▶ **Exercise instructions**: Only the lines from the start of the data below through the line that contains "const data = series.map((s, i)" are to be copied, exactly and without pictures.

▶ **Material provided**:
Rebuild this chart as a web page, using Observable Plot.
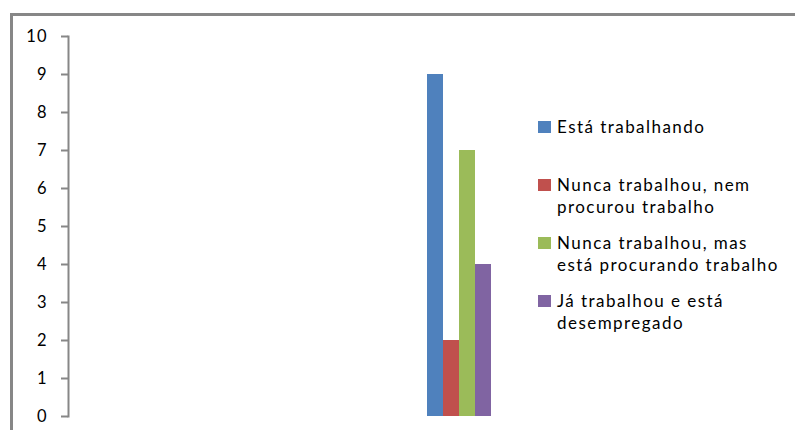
<!DOCTYPE html>
<html>
<head>
<meta charset="utf-8">
<script src="https://cdn.jsdelivr.net/npm/d3@7"></script>
<script src="https://cdn.jsdelivr.net/npm/@observablehq/plot@0.6"></script>
<style>
  body { margin: 0; background: #fff; }
  #wrap { position: relative; width: 795px; height: 430px; overflow: hidden; background: #fff; }
  #border { position: absolute; left: 10px; top: 13px; width: 900px; height: 500px; border-left: 3px solid #878787; border-top: 3px solid #878787; }
  #chart { position: absolute; left: 0; top: 0; }
  #legend { position: absolute; left: 0; top: 0; font-family: Lato, "Open Sans", sans-serif; font-size: 17px; color: #000; letter-spacing: 1.45px; }
  .item { position: absolute; left: 538px; line-height: 22px; white-space: nowrap; }
  .sw { position: absolute; left: 0; top: 5px; width: 13px; height: 12px; }
  .txt { position: absolute; left: 19px; top: 0; }
</style>
</head>
<body>
<div id="wrap">
  <div id="border"></div>
  <div id="chart"></div>
  <div id="legend"></div>
</div>
<script>
const series = ["Está trabalhando", "Nunca trabalhou, nem procurou trabalho", "Nunca trabalhou, mas está procurando trabalho", "Já trabalhou e está desempregado"];
const legendLines = [["Está trabalhando"], ["Nunca trabalhou, nem", "procurou trabalho"], ["Nunca trabalhou, mas", "está procurando trabalho"], ["Já trabalhou e está", "desempregado"]];
const values = [9, 2, 7, 4];
const colors = ["#4F81BD", "#C0504D", "#9BBB59", "#8064A2"];
const yTicks = [0, 1, 2, 3, 4, 5, 6, 7, 8, 9, 10];

const data = series.map((s, i) => ({series: s, value: values[i]}));

const chart = Plot.plot({
  width: 795,
  height: 430,
  marginLeft: 68,
  marginRight: 0,
  marginTop: 36,
  marginBottom: 14,
  style: {fontFamily: "Lato, 'Open Sans', sans-serif", fontSize: "16.5px", color: "#000", background: "transparent", letterSpacing: "1px"},
  x: {type: "band", domain: series, range: [427, 491], padding: 0, axis: null},
  y: {domain: [0, 10], ticks: yTicks},
  color: {domain: series, range: colors},
  marks: [
    Plot.barY(data, {x: "series", y: "value", fill: "series", inset: 0}),
    Plot.axisY({ticks: yTicks, tickSize: 7, tickPadding: 14, stroke: "#878787", strokeWidth: 2, fill: "#000", label: null}),
    Plot.frame({anchor: "left", stroke: "#878787", strokeWidth: 2})
  ]
});
document.getElementById("chart").appendChild(chart);

const legend = document.getElementById("legend");
const centers = [127, 185, 243, 301];
legendLines.forEach((lines, i) => {
  const item = document.createElement("div");
  item.className = "item";
  item.style.top = (centers[i] - 11) + "px";
  const sw = document.createElement("div");
  sw.className = "sw";
  sw.style.background = colors[i];
  const txt = document.createElement("div");
  txt.className = "txt";
  txt.innerHTML = lines.join("<br>");
  item.appendChild(sw);
  item.appendChild(txt);
  legend.appendChild(item);
});
</script>
</body>
</html>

▶ **Completed task**:
Rebuild this chart as a web page, using Observable Plot.
<!DOCTYPE html>
<html>
<head>
<meta charset="utf-8">
<script src="https://cdn.jsdelivr.net/npm/d3@7"></script>
<script src="https://cdn.jsdelivr.net/npm/@observablehq/plot@0.6"></script>
<style>
  body { margin: 0; background: #fff; }
  #wrap { position: relative; width: 795px; height: 430px; overflow: hidden; background: #fff; }
  #border { position: absolute; left: 10px; top: 13px; width: 900px; height: 500px; border-left: 3px solid #878787; border-top: 3px solid #878787; }
  #chart { position: absolute; left: 0; top: 0; }
  #legend { position: absolute; left: 0; top: 0; font-family: Lato, "Open Sans", sans-serif; font-size: 17px; color: #000; letter-spacing: 1.45px; }
  .item { position: absolute; left: 538px; line-height: 22px; white-space: nowrap; }
  .sw { position: absolute; left: 0; top: 5px; width: 13px; height: 12px; }
  .txt { position: absolute; left: 19px; top: 0; }
</style>
</head>
<body>
<div id="wrap">
  <div id="border"></div>
  <div id="chart"></div>
  <div id="legend"></div>
</div>
<script>
const series = ["Está trabalhando", "Nunca trabalhou, nem procurou trabalho", "Nunca trabalhou, mas está procurando trabalho", "Já trabalhou e está desempregado"];
const legendLines = [["Está trabalhando"], ["Nunca trabalhou, nem", "procurou trabalho"], ["Nunca trabalhou, mas", "está procurando trabalho"], ["Já trabalhou e está", "desempregado"]];
const values = [9, 2, 7, 4];
const colors = ["#4F81BD", "#C0504D", "#9BBB59", "#8064A2"];
const yTicks = [0, 1, 2, 3, 4, 5, 6, 7, 8, 9, 10];

const data = series.map((s, i) => ({series: s, value: values[i]}));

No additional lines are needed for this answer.